Kemudian muncullah sanggahan dari tim BMKG bahwa Mbah Maridjan itu salah definisi. Yang namanya juru kunci itu seharusnya hanya memimpin upacara adat dan tokoh masyarakat bukan harus hidup mati disitu. Mbah Maridjan juga telah mendholimi orang banyak yang gak mau turun padahal sudah diingatkan sama para relawan dan ahli sehingga orang-orang yang setia ma Mbah Maridjan mati konyol. Jadi Mbah Maridjan gak mau taat pada ilmu pengetahuan dan tak memperhatikan kehidupan atau nyawa orang lain. Dia egois karena mempertahankan keyakinannya sendiri yang merugikan banyak orang. 

Tim Mbah Maridjan menepis tuduhan tersebut. Mereka berpendapat bahwa Mbah Maridjan tidak pernah meminta orang untuk percaya dan mengikutinya sebab Mbah Maridjan itu orang bodoh. Hanya saja orang-orang pada ngikut sendiri pada Mbah Maridjan.

Hamim, dari kelompok MUI mencoba untuk ikut memberikan pandangannya. Menurut MUI, Mbah Maridjan itu kurang tepat ambil langkah. Seharusnya taatlah kepada pemimpin diantara mereka. Nah pada saat bencana, yang memimpin adalah BMKG dan pengendali bencana.

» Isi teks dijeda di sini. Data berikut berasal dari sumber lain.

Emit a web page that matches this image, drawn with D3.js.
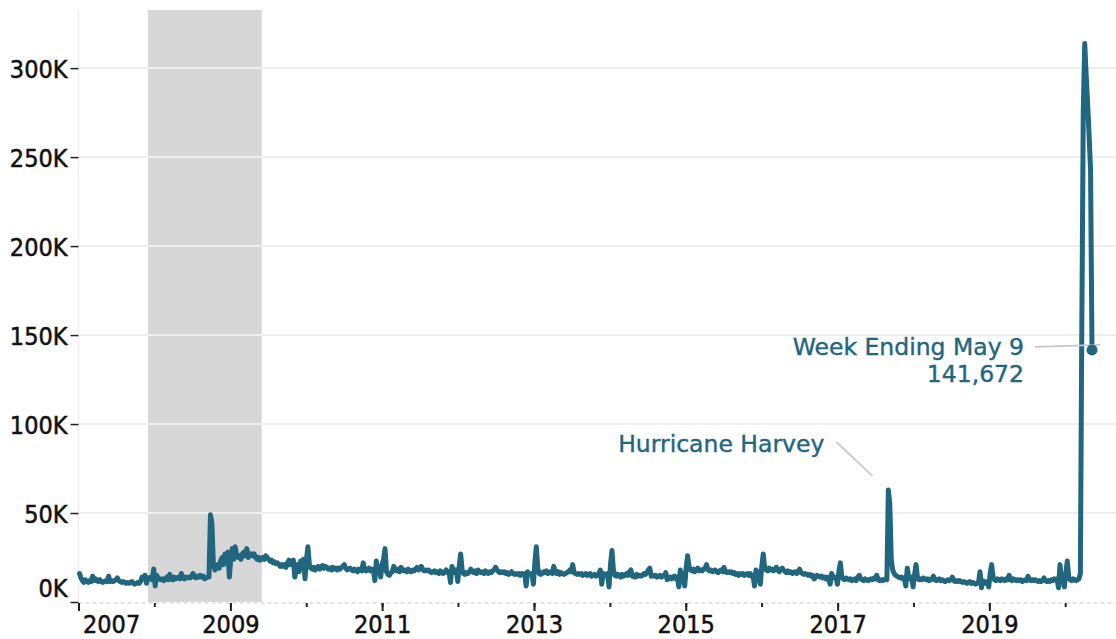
<!DOCTYPE html>
<html><head><meta charset="utf-8">
<script src="https://cdn.jsdelivr.net/npm/d3@7"></script>
<style>
html,body{margin:0;padding:0;background:#fff;}
svg{display:block;}
text{font-family:"DejaVu Sans Condensed","DejaVu Sans",sans-serif;font-stretch:condensed;}
text.note{font-family:"DejaVu Sans",sans-serif;font-stretch:normal;}
</style></head><body>
<svg id="chart" width="1116" height="639"></svg>
<script>
// Weekly initial claims, thousands, by week-ending Saturday of each year
const claims2007 = [16,13.5,12,11,12.5,11.5,11,12,11.5,14.5, 12,13,12,11.5,12.5,11.5,11,11.5,12,11.5, 14.5,11.5,12,11.5,12,12.5,13.5,12,11.5,11, 11.5,11,10.5,11,10.5,11,11.5,10.5,10,10.5, 11,10.5,11.5,14,13.5,15,10.5,13.5,13,14, 12.5,18.5];
const claims2008 = [9,15,13.5,13,12.5,13,12,13,14,12.5, 15.5,13,12.5,14,13,13.5,14,13,16,13.5, 13,14,13.5,14,13.5,14.5,16,14,13.5,14.5, 14,15,14,14.5,13,13.5,14,14,49,44, 21,18,20,21,19,23,25,21,27,26, 28,14];
const claims2009 = [25,30,24,31,26,25,26,24,27,28, 26,30,25,26,27,26,27,25,24,25, 23.5,24,25,24,26,25,24,23,23.5,22, 22.5,21.5,22,21,20,21,20,21,19.5,22, 23.5,21,22.5,23.5,14,19.5,21,17,23,21, 24,13];
const claims2010 = [24,31,21,19,18.5,19.5,18,19,20,18.5, 19,20.5,19,20,19.5,18.5,19,18,19.5,18.5, 19,18,19,18.5,19.5,20,21,19,18,18.5, 19,18,17.5,18.5,18,17,18.5,18,17.5,22, 18,17.5,18,19,17.5,18.5,18,12,23,18, 20,14];
const claims2011 = [21,24,30,17,15.5,15,16.5,17,20,18, 17.5,18.5,17,19.5,18,17.5,18,17,18.5,17.5, 17,18,17.5,18.5,19.5,18,19,20,18,17.5, 18,17.5,18,17,16.5,17,17.5,16.5,17,16, 17.5,16.5,16,17,18,16.5,17,11,20,17, 16.5,18,11.5];
const claims2012 = [20,27,18,16,15.5,16.5,16,17,18.5,17, 16.5,17.5,16,18,17,16.5,17,16,17.5,16.5, 16,17,16.5,17.5,18,19.5,18,17,16.5,17, 16.5,17,16,16.5,15.5,16,17,16,15.5,16, 15.5,16,15,16,15.5,16,9,17,16,15.5, 16,10];
const claims2013 = [22,31,19,16,15.5,16,17,16.5,17.5,16, 16.5,17,16,20,16.5,16,17,15.5,16.5,16, 15.5,16,16.5,17,18,17,21,16.5,16,15.5, 16,15.5,16,15,15.5,16,15,15.5,16,14.5, 15,15.5,14.5,15,16,18,10,16,15,14.5, 16,8.5];
const claims2014 = [21,29,18,15,14.5,15.5,15,14,15.5,14.5, 15,16,15,17,18,14.5,15,14,15.5,14.5, 15,14.5,15,16,15.5,16.5,18,19,14.5,15, 14.5,15,14,14.5,15,14,14.5,15,16.5,12.5, 13.5,14,13,14,14.5,13,14,8.5,18,14, 15,9];
const claims2015 = [19,26,20,18,17.5,18.5,17,18,19,17.5, 18,17.5,18.5,19,21,18,17.5,18,17,17.5, 18,17,16.5,17.5,18,17,19.5,17,16.5,17, 16.5,17,16,16.5,15.5,16,15,16,15.5,16, 15,15.5,16,15,16,14.5,15,9,18,17, 15,10];
const claims2016 = [20,27,19,18,17.5,19,18,18.5,17.5,18, 19.5,18,17,18.5,19,18,17,16.5,17.5,16.5, 17,16,16.5,17,16,17,18.5,16.5,16,15.5, 16,15.5,15,15.5,14.5,15,13,14,15,14.5, 14,14.5,13.5,14,13,14,12.5,10,16,14, 13.5,14,10];
const claims2017 = [17,22,14,13,12.5,13.5,13,12.5,13,12, 12.5,13,12,14,15,13,12.5,12,13,12.5, 12,12.5,13,12.5,13.5,13,15,12.5,12,12.5, 12,12.5,13,12.5,63,55,24,18,16,15, 14.5,14,13.5,14,13,13.5,9,19,13.5,13, 14,8.5];
const claims2018 = [15,21,14,12.5,13,12.5,13.5,13,12.5,13, 12,12.5,13,14.5,12.5,12,12.5,13,12,12.5, 12,11.5,12,12.5,12,12.5,14,12,11.5,12, 11.5,12,11.5,11,11.5,11,10.5,11,11.5,10.5, 11,10.5,10,10.5,11,17,8,12,11,10.5, 11.5,8.5];
const claims2019 = [16,21,14,12.5,12,13,12.5,12,13,12.5, 12,13,12.5,15,12.5,12,13,12.5,12,12.5, 12,12.5,11.5,12,12.5,12,14.5,12.5,12,12.5, 12,12.5,12,11.5,12,11.5,12,13.5,12,11.5, 12,11.5,12.5,12,13,12.5,13,8,21,12.5, 13,8.5];
const claims2020 = [16,23,14,12.5,12,13,12.5,12,12.5,13, 16,155.657,275.597,313.832,296,280,262,243,141.672];

const seriesYears = [2007,2008,2009,2010,2011,2012,2013,2014,2015,2016,2017,2018,2019,2020];
const seriesValues = [claims2007,claims2008,claims2009,claims2010,claims2011,claims2012,claims2013,claims2014,claims2015,claims2016,claims2017,claims2018,claims2019,claims2020];

const yTickValues = [0,50000,100000,150000,200000,250000,300000];
const xTickYears = [2007,2008,2009,2010,2011,2012,2013,2014,2015,2016,2017,2018,2019,2020];
const xLabelYears = [2007,2009,2011,2013,2015,2017,2019];
const recessionStart = "2007-12-01";
const recessionEnd = "2009-06-01";
const harveyLabel = "Hurricane Harvey";
const lastLabel = "Week Ending May 9";

(function(){
const data = [];
seriesYears.forEach((yr, k) => {
  const sats = d3.timeSaturday.range(new Date(yr,0,1), new Date(yr+1,0,1));
  seriesValues[k].forEach((v,i) => data.push({date: sats[i], value: Math.round(v*1000)}));
});

const W = 1116;
const mLeft = 78.5, mRight = 1092, mTop = 10, mBottom = 602;
const svg = d3.select("#chart");
const parse = d3.timeParse("%Y-%m-%d");

const x = d3.scaleTime()
  .domain([new Date(2007,0,1), data[data.length-1].date])
  .range([mLeft, mRight]);
const maxV = d3.max(data, d => d.value);
const y = d3.scaleLinear().domain([0, maxV*1.06]).range([mBottom, mTop]);

const COLOR = "#1f667e";
const TEXT = "#111";

svg.append("rect")
  .attr("x", x(parse(recessionStart)))
  .attr("y", mTop)
  .attr("width", x(parse(recessionEnd)) - x(parse(recessionStart)))
  .attr("height", mBottom - mTop)
  .attr("fill", "#d7d7d7");

svg.append("g").selectAll("line")
  .data(yTickValues.filter(d => d > 0))
  .join("line")
  .attr("x1", mLeft).attr("x2", W)
  .attr("y1", d => y(d)).attr("y2", d => y(d))
  .attr("stroke", "#efefef").attr("stroke-width", 2);

svg.append("line")
  .attr("x1", mLeft).attr("x2", W)
  .attr("y1", y(0)+1).attr("y2", y(0)+1)
  .attr("stroke", "#dcdcdc").attr("stroke-width", 1.5)
  .attr("stroke-dasharray", "4 3");

svg.append("line")
  .attr("x1", mLeft).attr("x2", mLeft)
  .attr("y1", mTop).attr("y2", mBottom)
  .attr("stroke", "#eeeeee").attr("stroke-width", 1.5);

const yAxis = svg.append("g")
  .attr("transform", `translate(${mLeft},0)`)
  .call(d3.axisLeft(y).tickValues(yTickValues).tickFormat(d => (d/1000) + "K").tickSize(8).tickPadding(3));
yAxis.select(".domain").remove();
yAxis.selectAll(".tick line").attr("stroke", "#222").attr("stroke-width", 1.5);
yAxis.selectAll(".tick text")
  .attr("fill", TEXT).attr("stroke", TEXT).attr("stroke-width", 0.5)
  .style("font-size", "25px")
  .attr("dy", "0.36em");
yAxis.selectAll(".tick").filter(d => d === 0).select("text").attr("y", -15);

const xMinor = svg.append("g")
  .attr("transform", `translate(0,${mBottom+1})`)
  .call(d3.axisBottom(x).tickValues(xTickYears.map(yr => new Date(yr,0,1))).tickSize(4).tickFormat(""));
xMinor.select(".domain").remove();
xMinor.selectAll(".tick line").attr("stroke", "#222").attr("stroke-width", 2);

const xMajor = svg.append("g")
  .attr("transform", `translate(0,${mBottom+1})`)
  .call(d3.axisBottom(x).tickValues(xLabelYears.map(yr => new Date(yr,0,1))).tickSize(8).tickPadding(4).tickFormat(d3.timeFormat("%Y")));
xMajor.select(".domain").remove();
xMajor.selectAll(".tick line").attr("stroke", "#222").attr("stroke-width", 2);
xMajor.selectAll(".tick text").attr("fill", TEXT).attr("stroke", TEXT).attr("stroke-width", 0.5).style("font-size", "25px");
xMajor.selectAll(".tick").filter((d,i) => i === 0).select("text").attr("text-anchor", "start").attr("x", 4);

const line = d3.line().x(d => x(d.date)).y(d => y(d.value));
svg.append("path")
  .datum(data)
  .attr("d", line)
  .attr("fill", "none")
  .attr("stroke", COLOR)
  .attr("stroke-width", 5)
  .attr("stroke-linejoin", "round")
  .attr("stroke-linecap", "round");

const last = data[data.length-1];
const lx = x(last.date), ly = y(last.value);
svg.append("line")
  .attr("x1", lx - 57).attr("y1", ly - 3)
  .attr("x2", lx + 8).attr("y2", ly - 5)
  .attr("stroke", "#c8c8c8").attr("stroke-width", 1.8);
svg.append("circle").attr("cx", lx).attr("cy", ly).attr("r", 5.5).attr("fill", COLOR);
const lastText = svg.append("text").attr("class", "note")
  .attr("x", lx - 68).attr("y", ly + 5)
  .attr("text-anchor", "end").attr("fill", COLOR).attr("stroke", COLOR).attr("stroke-width", 0.4)
  .style("font-size", "23.5px");
lastText.append("tspan").attr("x", lx - 68).text(lastLabel);
lastText.append("tspan").attr("x", lx - 68).attr("dy", 27).text(d3.format(",")(last.value));

const harvey = data.filter(d => d.date.getFullYear() === 2017).reduce((a,b) => b.value > a.value ? b : a);
const hx = x(harvey.date), hy = y(harvey.value);
svg.append("line")
  .attr("x1", hx - 52).attr("y1", hy - 48)
  .attr("x2", hx - 16).attr("y2", hy - 14)
  .attr("stroke", "#c8c8c8").attr("stroke-width", 1.8);
svg.append("text").attr("class", "note")
  .attr("x", hx - 64).attr("y", hy - 38)
  .attr("text-anchor", "end").attr("fill", COLOR).attr("stroke", COLOR).attr("stroke-width", 0.4)
  .style("font-size", "23.5px")
  .text(harveyLabel);
})();
</script>
</body></html>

Tetapi, Mbah Maridjan tidak mengindahkan imbauan tersebut. Namun, berbeda dengn hamim, teman lainnya dalam satu grup justru menganggap Mbah Maridjan itu sendiko dawuh terhadap pimpinannnya dalam hal ini sultan atau pihak kraton. Mbah Maridjan tidak mau turun karena kraton tidak menyuruh turun.

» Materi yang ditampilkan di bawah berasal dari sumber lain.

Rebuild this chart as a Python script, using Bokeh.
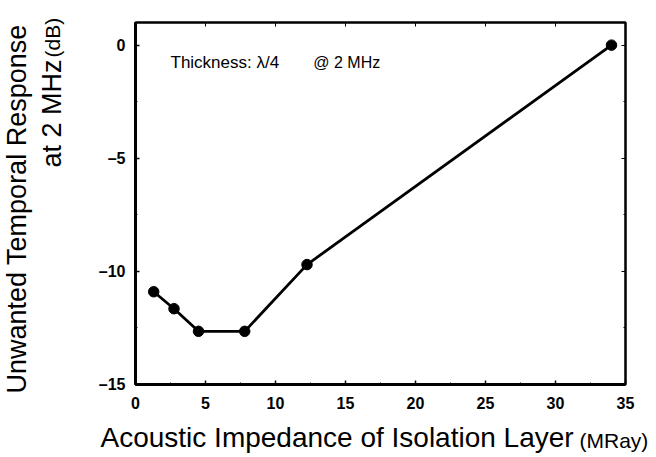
from bokeh.plotting import figure
from bokeh.models import Label, LinearAxis, Range1d, FixedTicker
from bokeh.embed import file_html
from bokeh.resources import INLINE
import math

# Data
impedance = [1.3, 2.75, 4.5, 7.8, 12.25, 34.0]
response_db = [-10.9, -11.65, -12.65, -12.65, -9.7, 0.0]

x_ticks = [0, 5, 10, 15, 20, 25, 30, 35]
y_ticks = [0, -5, -10, -15]
y_tick_labels = {0: "0", -5: "–5", -10: "–10", -15: "–15"}

FONT = "Liberation Sans"

p = figure(frame_width=490, frame_height=362,
           min_border_left=135, min_border_right=27,
           min_border_top=22, min_border_bottom=69,
           x_range=Range1d(0, 35), y_range=Range1d(-15, 1),
           output_backend="svg", toolbar_location=None)
p.background_fill_color = "white"
p.border_fill_color = "white"
p.grid.visible = False
p.outline_line_color = "black"
p.outline_line_width = 2.5

for ax in p.xaxis + p.yaxis:
    ax.axis_line_width = 3
    ax.axis_line_color = "black"
    ax.major_tick_in = 4
    ax.major_tick_out = 0
    ax.minor_tick_in = 2
    ax.minor_tick_out = 0
    ax.major_tick_line_width = 1.5
    ax.major_label_text_font = FONT
    ax.major_label_text_font_style = "bold"
    ax.major_label_text_font_size = "16px"
    ax.major_label_text_color = "black"

p.xaxis.ticker = FixedTicker(ticks=x_ticks, minor_ticks=[2.5 + 5 * i for i in range(7)])
p.yaxis.ticker = FixedTicker(ticks=y_ticks, minor_ticks=[-2.5, -7.5, -12.5])
p.yaxis.major_label_overrides = y_tick_labels
p.xaxis.major_label_standoff = 12
p.yaxis.major_label_standoff = 10

# top / right tick-only axes
top = LinearAxis(ticker=FixedTicker(ticks=x_ticks), major_tick_in=4, major_tick_out=0,
                 minor_tick_line_color=None, axis_line_color=None,
                 major_label_text_alpha=0, major_label_text_font_size="1px",
                 major_label_standoff=0)
right = LinearAxis(ticker=FixedTicker(ticks=y_ticks, minor_ticks=[-2.5, -7.5, -12.5]),
                   major_tick_in=4, major_tick_out=0, minor_tick_in=2, minor_tick_out=0,
                   axis_line_color=None, major_label_text_alpha=0,
                   major_label_text_font_size="1px", major_label_standoff=0)
p.add_layout(top, "above")
p.add_layout(right, "right")

p.line(impedance, response_db, line_color="black", line_width=2.8)
p.scatter(impedance, response_db, size=10.5, fill_color="black", line_color="black")

# annotation inside plot
p.add_layout(Label(x=2.5, y=-0.75, text="Thickness: λ/4", text_font=FONT,
                   text_font_size="17px", text_baseline="middle", text_color="black"))
p.add_layout(Label(x=12.7, y=-0.75, text="@ 2 MHz", text_font=FONT,
                   text_font_size="16px", text_baseline="middle", text_color="black"))

# x-axis title (side panel labels, screen units)
p.add_layout(Label(x=-35, y=5, x_units="screen", y_units="screen",
                   text="Acoustic Impedance of Isolation Layer", text_font=FONT,
                   text_font_size="28px", text_baseline="alphabetic", text_color="black"), "below")
p.add_layout(Label(x=444, y=25, x_units="screen", y_units="screen",
                   text="(MRay)", text_font=FONT,
                   text_font_size="21px", text_baseline="alphabetic", text_color="black"), "below")

# y-axis title
p.add_layout(Label(x=-14, y=217, x_units="screen", y_units="screen", angle=math.pi / 2,
                   text="at 2 MHz", text_font=FONT,
                   text_font_size="27px", text_baseline="alphabetic", text_color="black"), "left")
p.add_layout(Label(x=10, y=327, x_units="screen", y_units="screen", angle=math.pi / 2,
                   text="(dB)", text_font=FONT,
                   text_font_size="21px", text_baseline="alphabetic", text_color="black"), "left")
p.add_layout(Label(x=4, y=-9, x_units="screen", y_units="screen", angle=math.pi / 2,
                   text="Unwanted Temporal Response", text_font=FONT,
                   text_font_size="27px", text_baseline="alphabetic", text_color="black"), "left")

open("out.html", "w").write(file_html(p, INLINE))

Dari pihak Ngarsa Dalem (Pemkab) menuturkan bahwa Mbah Maridjan adalah orang yang memegang amanah. Bahkan sangat mulia, ditandai posisinya saat wafat beliau bersujud. Itu perlambang bahwa Mbah Maridjan ingin memberitahukan kepada kita bahwa akal itu posisinya dibawah hati. Jadi dalam mencari kebenaran maka utamakan hati daripada rasio atau akal.

Sedangkan Fauziah, anggota dari Kelompok warga berpendapat bahwa diantara warga sebndiri beraneka ragam keyakinannhya. Ada yang taat sama MUI, Mbah Maridjan, Pemkab, dll. 

Dari diskusi tersebut bisa kita ambil benang merah bahwa di dunia ini tidak ada kebenaran mutlak, yang ada hanyalah usaha mencapai kebenaran itu dengan metode yang berbeda. Metode tersebut bisa melalui jalur bayani, burhani, maupun irfani. Semoga kita semakin arif dan bijaksana dalam melihat dan menyikapi sebuah fenomena kehidupan ini. Salam Bijak.